Ce projet de loi relatif à la bioéthique est l'occasion pour le Parlement de débattre de sujets éminemment importants, qui mettent aux prises, d'un côté, les positions éthiques, philosophiques, voire morales de chacun d'entre nous et, de l'autre, les évolutions de la science, en termes de valeurs et de principes qui soutiennent notre société. C'est sur cet écart entre ce qui est possible et ce qui est acceptable que nous sommes amenés à nous prononcer.
L'équilibre, toujours difficile à trouver, doit, selon nous, s'appuyer sur les principes qui fondent notre pacte républicain : l'égalité des droits de tous les citoyens, l'encadrement juridique des pratiques existantes pour ne pas les laisser en dehors de la loi, l'usage de la raison dans la délibération, et le respect de la dignité de chacun. Aussi abordons-nous l'examen du texte avec la ferme conviction que celui-ci contient des propositions qui constituent de réels progrès, tout en rappelant qu'il est bien légitime d'en interroger les fondements et les prolongements possibles – cela est sain en République, dont l'essence même est l'amalgame de la diversité. La diversité d'opinions doit donc aussi produire une diversité d'expressions dont nous n'avons rien à craindre, si ce n'est qu'elle puisse nous éclairer et mieux faire entendre nos différents points de vue, dès lors que ces expressions sont elles-mêmes le fruit de la raison, de l'argumentation et du questionnement. Cette démarche est d'autant plus salutaire que les questions abordées sont parfois d'une très grande complexité. Les multiples auditions auxquelles nous avons été associés nous ont permis de forger nos opinions au regard des avis parfois contradictoires des spécialistes de ces domaines, au sujet desquels mes collègues du groupe MODEM et moi-même aurons l'occasion de nous exprimer tout au long de nos échanges.

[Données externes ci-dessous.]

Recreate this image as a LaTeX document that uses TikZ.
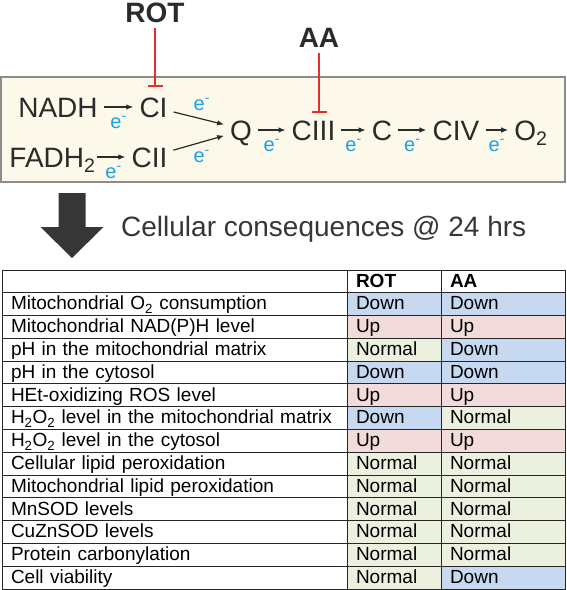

S'agissant de l'élargissement de l'accès aux technologies disponibles en matière de procréation, si la mesure concernant la PMA ne pose pas véritablement question au sein de notre groupe, car il s'agit, selon nous, d'une évolution légitime au regard de la maturation de l'opinion publique, sa traduction, en revanche – notamment en ce qui concerne l'établissement de la filiation et l'accès aux origines –, soulève de multiples interrogations auxquelles nous devrons apporter des réponses. Nous attendons beaucoup de nos débats pour trouver une issue qui garantisse tout à la fois la simplicité et l'égalité des droits – ceux des parents aussi bien que ceux des enfants.
Cette égalité repose également sur la faculté qu'auront les futures personnes concernées à accéder aux gamètes. Quand on ouvre un droit, il faut toujours se soucier de son effectivité. À ce titre, nous avons plusieurs craintes et interrogations. S'il faut s'attendre, avec la levée de l'anonymat du donneur, à une baisse importante du nombre de dons, quelles mesures le Gouvernement peut-il anticiper pour faire en sorte que le stock de gamètes reste à un niveau qui garantisse la facilité d'accès ? Qu'est-il prévu pour le stock de gamètes existants, qui risquent d'être détruits ? Si le stock devait être insuffisant, n'y a-t-il pas un risque de voir certains profils de demandeurs être discriminés ?
Par ailleurs, comme je le disais précédemment, le projet de loi souligne la place de la science et des découvertes scientifiques dans notre droit. Si plusieurs avancées sont notables, concernant notamment le dépistage et les possibilités offertes à la recherche, nous estimons que nous n'allons pas assez loin. Ainsi, les diagnostics préimplantatoires et néonataux nous semblent être des outils pertinents pour assurer un déroulement normal de la grossesse et, par la suite, de la vie de l'enfant et de l'individu. Il nous semble important d'aller au-delà de ce que propose le texte en la matière. Le groupe MODEM formule ainsi plusieurs propositions en ce sens.
Ce sont là quelques-uns des enjeux qu'il nous paraît important de souligner et de soumettre à notre réflexion collective. Le groupe MODEM et apparentés aborde nos échanges avec une réelle volonté constructive de parvenir à un équilibre susceptible de recueillir l'assentiment du plus grand nombre.